Or, why I don't read much science fiction.
The March 26 Science has an article on quantum key distribution, henceforth known as QKD. They say that doubts have been raised about the old schemes; Eve might be able to eavesdrop after all. They claim to have proved that if Bob and Alice have quantum computers there is a scheme (given in the article) which allows key exchange over public channels of arbitrary length. Well, they seem to also need a classical authentication method, although I think all quantum schemes have. We don'thave QCs yet, but they say all of these schemes have involved some idealism, and this one might actually come true.
It occurs to me that QC (Q computers) are getting the design-ahead that Drexler predicted for Drextech.
What's scary is the footnote about trojan horses. They ref Lee Smolin as talking about the possibility of "robots" in hidden Hilbert dimensions of the tangled photons which could pop out and reveal information. I'm not sure that phrase means the same thing to them as it does to me.
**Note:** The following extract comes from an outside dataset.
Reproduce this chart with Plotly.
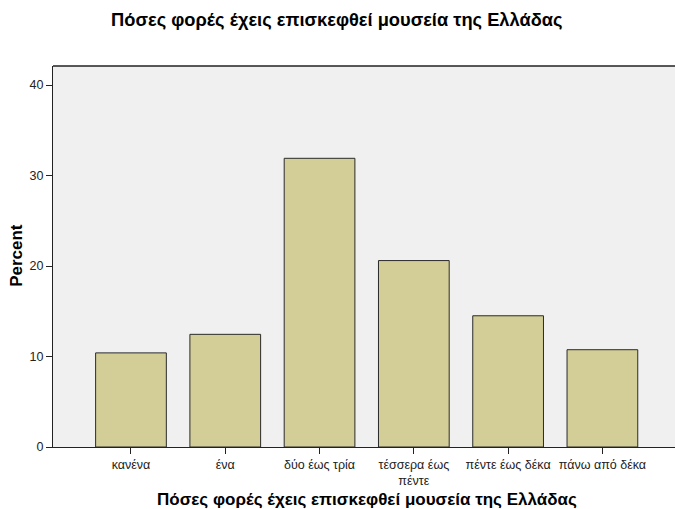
import plotly.graph_objects as go

categories = ["κανένα", "ένα", "δύο έως τρία", "τέσσερα έως<br>πέντε", "πέντε έως δέκα", "πάνω από δέκα"]
percent = [10.4, 12.45, 31.9, 20.6, 14.5, 10.75]
y_ticks = [0, 10, 20, 30, 40]

title_text = "Πόσες φορές έχεις επισκεφθεί μουσεία της Ελλάδας"

fig = go.Figure(go.Bar(
    x=categories,
    y=percent,
    width=0.75,
    marker=dict(color="#D3CE97", line=dict(color="#2a2a2a", width=1)),
))

fig.update_layout(
    width=675, height=509,
    margin=dict(l=53, r=0, t=66, b=62),
    paper_bgcolor="white",
    plot_bgcolor="#F0F0F0",
    font=dict(family="Liberation Sans, Arial, sans-serif", size=12, color="#222"),
    showlegend=False,
    title=dict(text="<b>" + title_text + "</b>", xref="container", x=0.499, xanchor="center",
               yref="container", y=1 - 20 / 509, yanchor="middle",
               font=dict(size=18.3, color="black")),
)

fig.update_xaxes(
    type="category",
    range=[-0.827, 5.77],
    automargin=False,
    showline=True, linecolor="#222", linewidth=1, mirror=False,
    ticks="outside", ticklen=6, tickcolor="#222",
    showgrid=False, zeroline=False,
    tickfont=dict(size=12.5, color="#222"),
)
fig.update_yaxes(
    range=[0, 42.1],
    automargin=False,
    tickvals=y_ticks,
    showline=True, linecolor="#222", linewidth=1,
    ticks="outside", ticklen=6, tickcolor="#222",
    showgrid=False, zeroline=False,
    tickfont=dict(size=12.5, color="#222"),
)

# top border of the frame
fig.add_shape(type="line", xref="paper", yref="paper", x0=0, x1=1, y0=1, y1=1,
              line=dict(color="#222", width=1.5))

# y axis title
fig.add_annotation(text="<b>Percent</b>", xref="paper", yref="paper",
                   x=(16.5 - 53) / 622, y=(447 - 255) / 381.7, xanchor="center", yanchor="middle",
                   textangle=-90, showarrow=False, font=dict(size=17, color="black"))

# x axis title
fig.add_annotation(text="<b>" + title_text + "</b>", xref="paper", yref="paper",
                   x=(367 - 53) / 622, y=(447 - 500) / 381.7, xanchor="center", yanchor="middle",
                   showarrow=False, font=dict(size=17, color="black"))

fig.write_html("out.html", config={"displayModeBar": False},
               post_script="document.body.style.margin='0';")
At any rate, they say you can defeat that by teleporting the photons from the last relay station into your trusted area; that either verifies there are no hidden dimensions or simply squishes them, I'm not sure which.
Outline: they say the error correcting codes of QCs can reduce a noisy quantum problem to a noiseless one, and then they describe a procedure, using parity checks of random subset of bits, which can be validly analyzed using classical probability theory, and so you can prove the absence of eavesdropping to some small probability of your choice.